In that case, you cannot use a HDFS dataset and should use a Hive dataset.

### DATE and DECIMAL data types[¶](https://doc.dataiku.com/dss/latest/hadoop/hive-dataset.html#date-and-decimal-data-types "Permalink to this headline")

There are various difficulties in reading tables containing these kind of columns. It is recommended to use Hive datasets preferably when reading these tables.

## Creating a Hive dataset[¶](https://doc.dataiku.com/dss/latest/hadoop/hive-dataset.html#creating-a-hive-dataset "Permalink to this headline")

You do not need to setup a connection to create a Hive dataset. As soon as connectivity with Hadoop (and your HiveServer2) is established, you can create Hive datasets

### New dataset[¶](https://doc.dataiku.com/dss/latest/hadoop/hive-dataset.html#new-dataset "Permalink to this headline")

* Select New Dataset > Hive

* Select the database and the table

* Click on test to retrieve the schema

* Your Hive dataset is ready to use

### Import[¶](https://doc.dataiku.com/dss/latest/hadoop/hive-dataset.html#import "Permalink to this headline")

Either from the catalog or connections explorer, when selecting an existing Hive table, you will have the option to import it either as a HDFS dataset or Hive dataset.

## Using a Hive dataset[¶](https://doc.dataiku.com/dss/latest/hadoop/hive-dataset.html#using-a-hive-dataset "Permalink to this headline")

A Hive dataset can be used with most kinds of DSS recipes.

### Hive recipes[¶](https://doc.dataiku.com/dss/latest/hadoop/hive-dataset.html#hive-recipes "Permalink to this headline")

You can create Hive recipes with Hive datasets as inputs.

Note

The recipe MUST be in “Hive CLI (global metastore)” or HiveServer2 mode for this to work. Please see Hive for more information.

### Visual recipes with Hive as execution engine[¶](https://doc.dataiku.com/dss/latest/hadoop/hive-dataset.html#visual-recipes-with-hive-as-execution-engine "Permalink to this headline")

You can create visual recipes and select the Hive execution engine (when available) with Hive datasets as inputs.

Note

The recipe MUST be in “Hive CLI (global metastore)” or HiveServer2 mode for this to work. Please see Hive for more information.
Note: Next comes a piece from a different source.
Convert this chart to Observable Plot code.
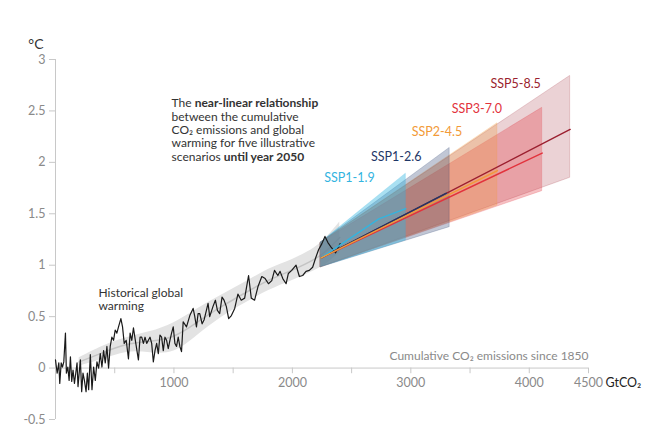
<!DOCTYPE html>
<html><head><meta charset="utf-8">
<script src="https://cdn.jsdelivr.net/npm/d3@7"></script>
<script src="https://cdn.jsdelivr.net/npm/@observablehq/plot@0.6"></script>
<style>
html,body{margin:0;padding:0;background:#fff;}
#chart{width:652px;height:426px;}
svg{font-family:Lato,"DejaVu Sans",sans-serif;}
</style></head><body><div id="chart"></div>
<script>
// Historical observations: cumulative CO2 (GtCO2) vs warming (°C)
const histG = [0,14,28,36,48,59,70,84,92,104,115,126,137,148,160,171,182,190,202,210,221,232,244,258,269,280,294,308,322,336,350,364,378,392,406,420,434,448,462,476,490,504,518,532,552,566,580,597,616,630,644,658,678,700,714,728,742,756,770,784,798,812,826,840,854,868,882,896,910,924,938,952,966,980,994,1008,1022,1036,1050,1064,1078,1106,1134,1162,1176,1190,1204,1218,1238,1255,1274,1288,1302,1330,1350,1367,1386,1406,1423,1442,1462,1485,1513,1540,1568,1597,1630,1653,1681,1709,1742,1770,1798,1826,1849,1877,1896,1919,1947,1966,1994,2031,2059,2087,2115,2143,2171,2199,2221,2249,2275,2300,2330,2365,2385,2403];
const histT = [0.08,-0.05,0.05,-0.15,0.05,0.01,0.06,0.34,-0.05,0.01,-0.12,0.11,-0.13,-0.02,-0.15,-0.05,0.05,-0.18,-0.02,0.08,-0.23,-0.05,-0.12,-0.23,-0.05,-0.21,0.13,-0.21,0.01,-0.12,0.06,0.00,0.14,0.01,0.17,0.05,0.21,0.00,0.21,0.30,0.27,0.37,0.34,0.40,0.48,0.40,0.24,0.27,0.09,0.34,0.27,0.39,0.24,0.08,0.30,0.30,0.24,0.30,0.24,0.27,0.30,0.24,0.06,0.17,0.24,0.14,0.32,0.30,0.17,0.30,0.27,0.19,0.27,0.34,0.40,0.24,0.21,0.30,0.21,0.16,0.45,0.40,0.51,0.58,0.50,0.40,0.53,0.53,0.43,0.47,0.56,0.63,0.50,0.60,0.66,0.56,0.53,0.69,0.66,0.60,0.48,0.51,0.58,0.72,0.66,0.68,0.90,0.68,0.66,0.79,0.89,0.87,0.82,0.85,0.95,0.90,0.94,0.87,0.82,0.92,0.95,1.00,0.89,0.90,0.94,0.95,0.98,1.08,1.15,1.21,1.28,1.22,1.17,1.12,1.17,1.21];

// Historical likely range band and central estimate
const bandG    = [200, 400, 600, 800, 1000, 1200, 1400, 1600, 1800, 2000, 2200, 2300, 2400];
const bandLow  = [0.02,0.08,0.17,0.15,0.13, 0.32, 0.50, 0.63, 0.76, 0.85, 0.95, 1.02, 1.12];
const bandHigh = [0.10,0.22,0.30,0.35,0.43, 0.58, 0.71, 0.83, 0.97, 1.05, 1.17, 1.28, 1.42];
const bandMid  = [0.06,0.15,0.24,0.26,0.29, 0.45, 0.60, 0.73, 0.86, 0.95, 1.06, 1.15, 1.27];

// Scenarios until 2050
const scenarios  = ["SSP1-1.9","SSP1-2.6","SSP2-4.5","SSP3-7.0","SSP5-8.5"];
const scenColors = ["#33b4df","#1f3767","#f29a38","#e2323c","#9b1f2f"];
const startG    = [2240,2240,2240,2240,2240];
const startLow  = [0.98,0.98,0.98,0.98,0.98];
const startHigh = [1.22,1.22,1.22,1.22,1.22];
const endG    = [2958,3328,3731,4109,4345];
const endLow  = [1.24,1.37,1.58,1.72,1.85];
const endHigh = [1.89,2.14,2.38,2.53,2.84];
// central lines
const lineSSP119 = [[2240,1.07],[2730,1.45],[2958,1.55]];
const lineSSP126 = [[2240,1.07],[3300,1.70]];
const lineSSP245 = [[2240,1.07],[3731,1.92]];
const lineSSP370 = [[2240,1.07],[4109,2.09]];
const lineSSP585 = [[2240,1.07],[4345,2.32]];
const scenLines = [lineSSP119,lineSSP126,lineSSP245,lineSSP370,lineSSP585];
const labelG = [2269,2664,3008,3345,3672];
const labelT = [1.85,2.05,2.30,2.52,2.76];

// Axis ticks
const yTicks = [-0.5,0,0.5,1,1.5,2,2.5,3];
const xTicks = [500,1000,1500,2000,2500,3000,3500,4000,4500];
const xTickLabels = [1000,2000,3000,4000,4500];

const hist = histG.map((g,i)=>({G:g,T:histT[i]}));
const band = bandG.map((g,i)=>({G:g,low:bandLow[i],high:bandHigh[i],mid:bandMid[i]}));

const bandOrder = [4,3,2,1,0];
const bandOpacity = [0.42,0.28,0.28,0.3,0.2];
const lineOrder = [4,3,1,0,2];

const scenBandMarks = bandOrder.map(i => Plot.areaY(
  [{G:startG[i],low:startLow[i],high:startHigh[i]},{G:endG[i],low:endLow[i],high:endHigh[i]}],
  {x:"G", y1:"low", y2:"high", fill:scenColors[i], fillOpacity:bandOpacity[i],
   stroke:scenColors[i], strokeOpacity:0.25, strokeWidth:0.8}));
const scenLineMarks = lineOrder.map(i => Plot.line(scenLines[i], {x:d=>d[0], y:d=>d[1], stroke:scenColors[i], strokeWidth:1.4}));

const annot = "The near-linear relationship\nbetween the cumulative\nCO₂ emissions and global\nwarming for five illustrative\nscenarios until year 2050";

const chart = Plot.plot({
  width:652, height:426,
  marginLeft:55, marginRight:64, marginTop:59, marginBottom:7,
  x:{domain:[0,4500], axis:null},
  y:{domain:[-0.5,3], axis:null},
  style:{fontFamily:"Lato, 'DejaVu Sans', sans-serif", background:"#fff", overflow:"visible"},
  marks:[
    Plot.ruleX([0], {y1:-0.5, y2:3, stroke:"#c8c8c8"}),
    Plot.axisY(yTicks, {tickSize:6, tickPadding:4, tickFormat:d=>String(d), stroke:"#c8c8c8", fill:"#8a8a8a", fontSize:12.5}),
    Plot.ruleY([0], {x1:0, x2:4500, stroke:"#c8c8c8"}),
    Plot.ruleX(xTicks, {x:d=>d, y1:0, y2:-0.055, stroke:"#c8c8c8"}),
    Plot.text(xTickLabels, {x:d=>d, y:0, dy:15, text:d=>String(d), fill:"#8a8a8a", fontSize:12.5}),
    Plot.text(["GtCO₂"], {x:4500, y:0, dx:17, dy:15, text:d=>d, textAnchor:"start", fill:"#222", fontSize:12.5}),
    Plot.text(["°C"], {x:0, y:3, dx:-12, dy:-15, text:d=>d, textAnchor:"end", fill:"#333", fontSize:14}),
    Plot.text(["Cumulative CO₂ emissions since 1850"], {x:4500, y:0.117, text:d=>d, textAnchor:"end", fill:"#8a8a8a", fontSize:12}),
    // historical band
    Plot.areaY(band, {x:"G", y1:"low", y2:"high", fill:"#e3e3e3", curve:"basis"}),
    Plot.line(band, {x:"G", y:"mid", stroke:"#c4c4c4", strokeWidth:1.5, curve:"basis"}),
    ...scenBandMarks,
    Plot.line(hist, {x:"G", y:"T", stroke:"#1a1a1a", strokeWidth:1.2}),
    ...scenLineMarks,
    Plot.text(scenarios, {x:(d,i)=>labelG[i], y:(d,i)=>labelT[i], text:d=>d, fill:(d,i)=>scenColors[i], textAnchor:"start", fontSize:12.5}),
    Plot.text(["Historical global\nwarming"], {x:363, y:0.67, text:d=>d, textAnchor:"start", fill:"#333", fontSize:12, lineHeight:1.06}),
    Plot.text([annot], {x:980, y:2.318, text:d=>d, textAnchor:"start", fill:"#333", fontSize:12, lineHeight:1.12})
  ]
});
document.getElementById("chart").appendChild(chart);

// Bold phrases in the annotation
d3.select(chart).selectAll("tspan").each(function(){
  const t = this.textContent;
  if (t === "The near-linear relationship") {
    this.textContent = "The ";
    d3.select(this).append("tspan").attr("font-weight","bold").text("near-linear relationship");
  } else if (t === "scenarios until year 2050") {
    this.textContent = "scenarios ";
    d3.select(this).append("tspan").attr("font-weight","bold").text("until year 2050");
  }
});
</script></body></html>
### Spark recipes[¶](https://doc.dataiku.com/dss/latest/hadoop/hive-dataset.html#spark-recipes "Permalink to this headline")

You can create Spark (code) recipes with Hive datasets as inputs.

Note

The recipe MUST be in “Use global metastore)” mode for this to work.

Note

You must have filesystem-level access to the underlying files of this Hive table for this to work.
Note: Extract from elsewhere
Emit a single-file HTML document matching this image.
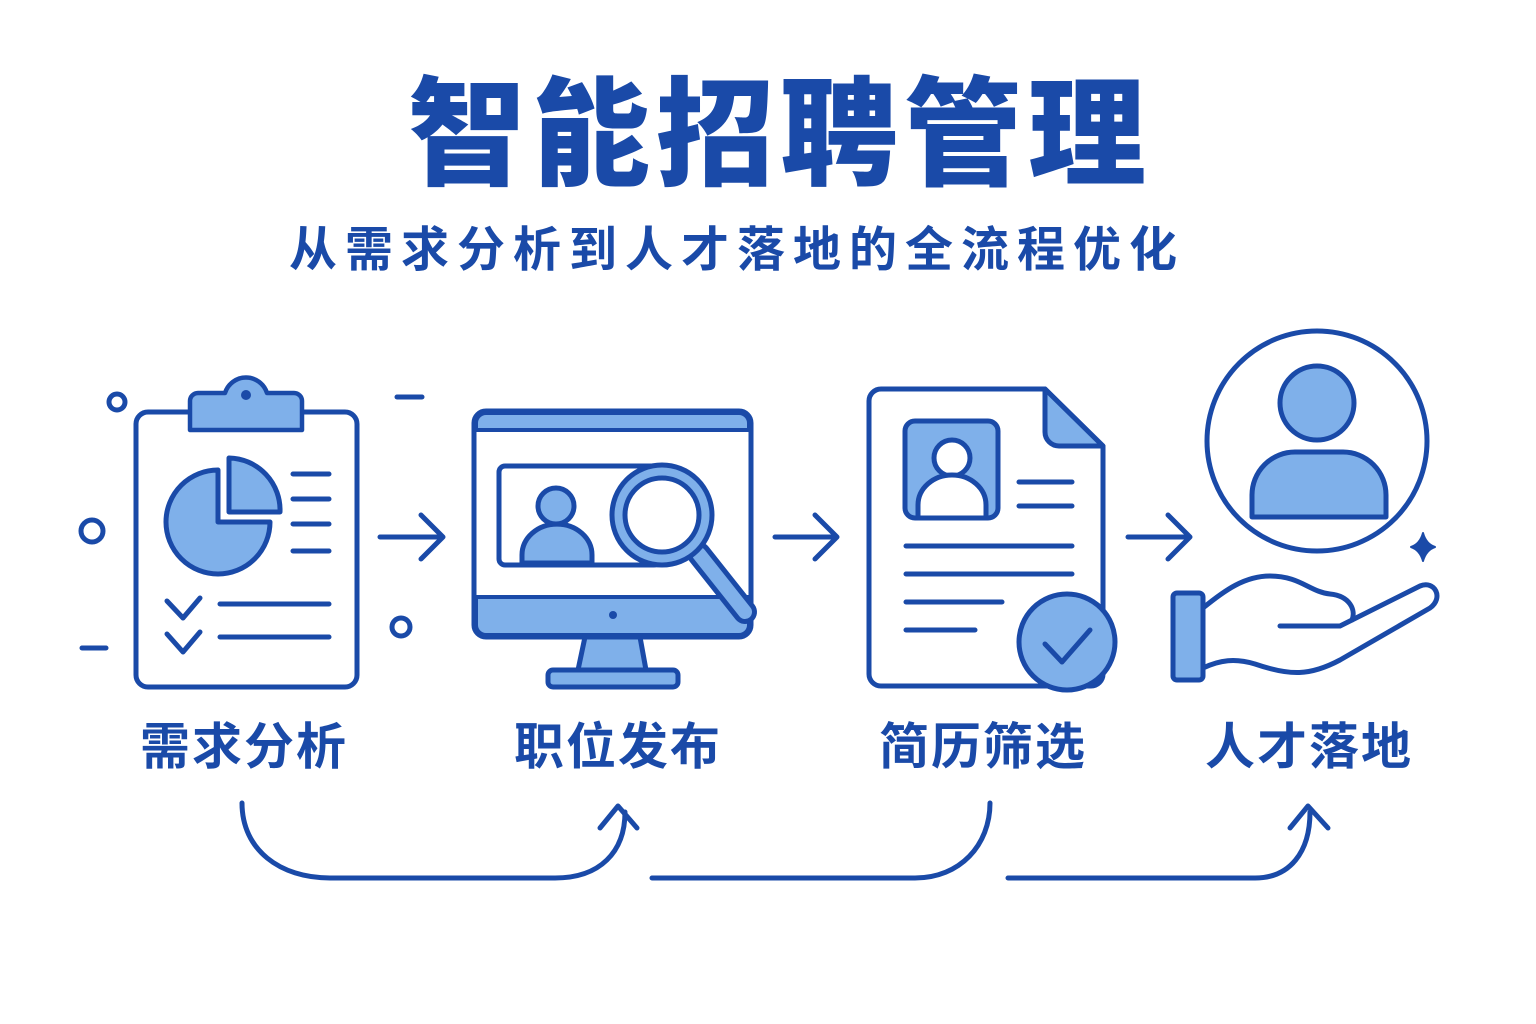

### Visual recipes with Spark as execution engine[¶](https://doc.dataiku.com/dss/latest/hadoop/hive-dataset.html#visual-recipes-with-spark-as-execution-engine "Permalink to this headline")

You can create visual recipes and select the Spark execution engine (when available) recipes with Hive datasets as inputs.

Note

The recipe MUST be in “Use global metastore)” mode for this to work.

Note

You must have filesystem-level access to the underlying files of this Hive table for this to work.

### Limitations[¶](https://doc.dataiku.com/dss/latest/hadoop/hive-dataset.html#limitations "Permalink to this headline")

* SQL recipes cannot be used. Use a Hive recipe instead

* Spark engine (and Spark recipes) cannot be used if you don’t have filesystem access to the underlying tables.